If you love plants you want to have some in your house. Houseplants are known to improve the mood of people in rooms with them. They clean the air in homes. But the limitation that many people have is having enough space for all the houseplants they want to keep. With a few clever tricks you can double the space you have in the house to grow houseplants.
Most public buildings now incorporate indoor landscapes into their building design. You can too. Group houseplants to make them look more natural and think about varying textures and foliage colors just as you vary your outside landscaping. Weeping or hanging plants can be intertwined with upright spiky plants and full bushy ones.
Making the most of window space
Window sills just don’t have enough space for the average plant lover. You can add a table in front of the window to increase space for plants. Use tripod type plant stands on top of the table, putting plants in them and under them to double the space for plants. Aquarium stands are sturdy and about the right height to fit under windowsills without being too wide. You can often find them at garage sales. You may need to place a board across the top of them to hold plants.
You can also put a shelf half way up the window to double your houseplant space. If the window is tall two or more shelves could be added. You can add shelves by putting shelf brackets on both sides of the window and putting a shelf across them. You can use pre-painted wooden shelves or wire shelves that are often sold for bathroom or garage storage.
If you have enough plants in the window curtains for privacy probably aren’t needed. Curtains just collect dust anyway. But if you feel the need to add curtains for privacy, set your plant shelf half way up the window or higher and install the curtains below them. Since the shelf brackets will hold the shelf out from the window, blinds could be fitted inside the window frame, behind the shelves of plants to provide privacy when needed.
For door walls and picture windows where a shelf across the span wouldn’t be practical, consider plant stands or sets of plant stands that allow you to “stack” plants in the window. A step ladder can be used as a big plant stand. Paint a 5-6 foot stepladder an attractive color and place it sideways in front of a window. Use the steps for plants. Large floor plants can go in the center of the ladder or you can hang a hanging basket in the center. Two ladders back to back with the open area in the middle of the window will give you lots of attractive growing space.
You can also add a small shelf bracket to the center of the top window frame and hang a nice plant in a basket from it. The bracket moves the pot out from the window a bit. Ceiling hooks can also be installed near windows to hang plants on but make sure they are heavy duty brackets and preferably anchored in a ceiling stud. There are hooks that fit over the tracks that suspended ceiling tiles rest on but these hooks and the tracks will support only lightweight pots.
Not just the windowsill
Houseplants need sufficient light for their growth and the amount of light they need varies by the type of plant. There are many houseplants that don’t need to be restricted to the window sill. Plants that need lower light levels will also do well in spots farther from windows, on tables or stands or even in large floor pots. If you can read a book there the spot will be fine for some type of plant.

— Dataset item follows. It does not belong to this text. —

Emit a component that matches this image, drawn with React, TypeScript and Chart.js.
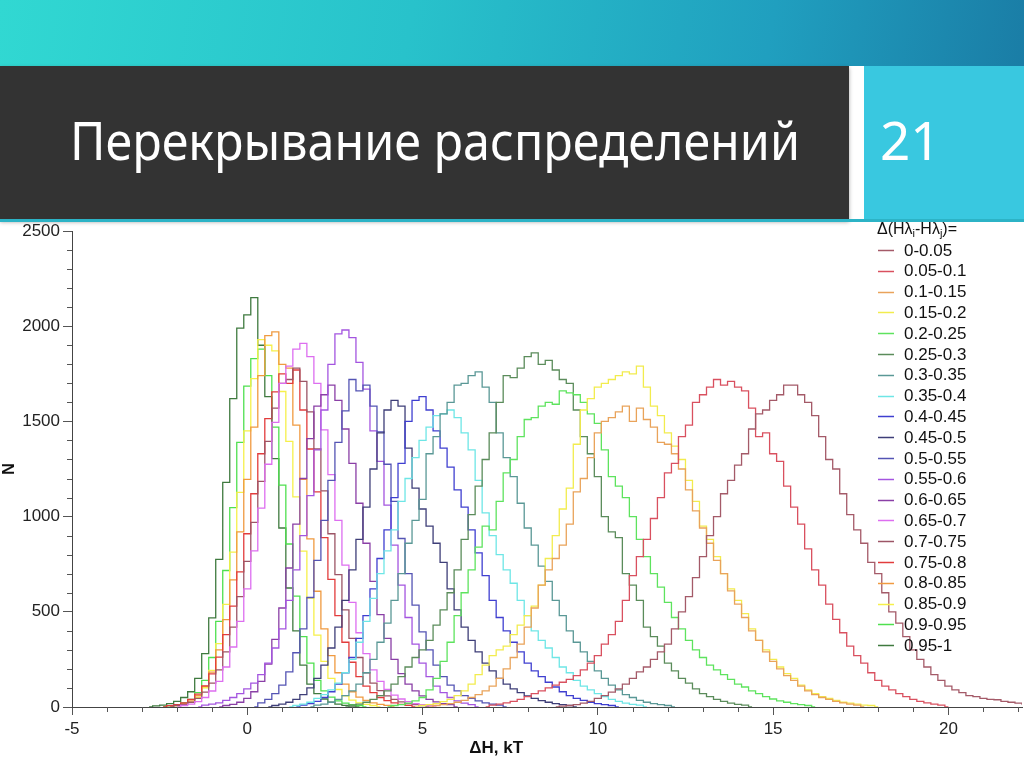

If you have a regular source of artificial light you can probably place a plant there. Office lights that are on 8-10 hours a day or more are a good example. Many plants that thrive in low light will do well in offices or on desks that aren’t near a window.
In general the closer to a source of artificial light the plants are the better they will do. Place plants on top of file cabinets and under desk lamps. Light colored walls and reflective surfaces increase the light available to plants also. You might want to consider replacing a regular light bulb in a desk lamp with a grow light bulb. As well as better light for plants the light is easy on human eyes.
Good plants for low light levels are sanseveria (snake plants), spider plants, pothos, philodendron, aglaonema (Chinese Evergreen), aspidistra ( Cast Iron Plant), dracaena, fittonia, hedera (English ivy), and asplenum (birds nest fern).
There are commercial grow light stands but these can seem unnatural looking for plants in the home. They are great for starting plants or growing hobby plants in an unused room. But you could incorporate a grow light fixture under a shelf in a bookcase and situate plants on the shelf below it. Or if you have track lighting put a grow light bulb in the light fixture closest to a plant.
Keep a grow light stand or a window in an unused room to hold plants that need a little extra time and attention to look good. This can also be a place to start seeds and cuttings. Plants can be rotated from poor light conditions to under the grow light or in the “hospital” window to keep them healthy.
Having trouble with your cat or dog destroying houseplants? Place the plant in a decorative bird cage. You can hang the caged plant or put it on a stand. You can find old cages at garage sales and resale shops. Have a drafty area where you want to place plants? Place them in a fish bowl, large glass jar or fish tank for an instant terrarium. If you have a very warm area that dries out most plants, consider cacti. If you have a plant that gets dry leaf tips because the humidity is low locate it in the bathroom, laundry room or over the kitchen sink. Locating it near an aquarium can also help. Or since dry air is also bad for you, consider adding a home humidifier.
There is always room for a houseplant in every home and office. Keep plants groomed and healthy looking. Don’t be afraid to prune houseplants that grow too large or lopsided or which have yourbecome lanky and bare. You'll love the feel of a lush indoor landscape and your family and guests will too.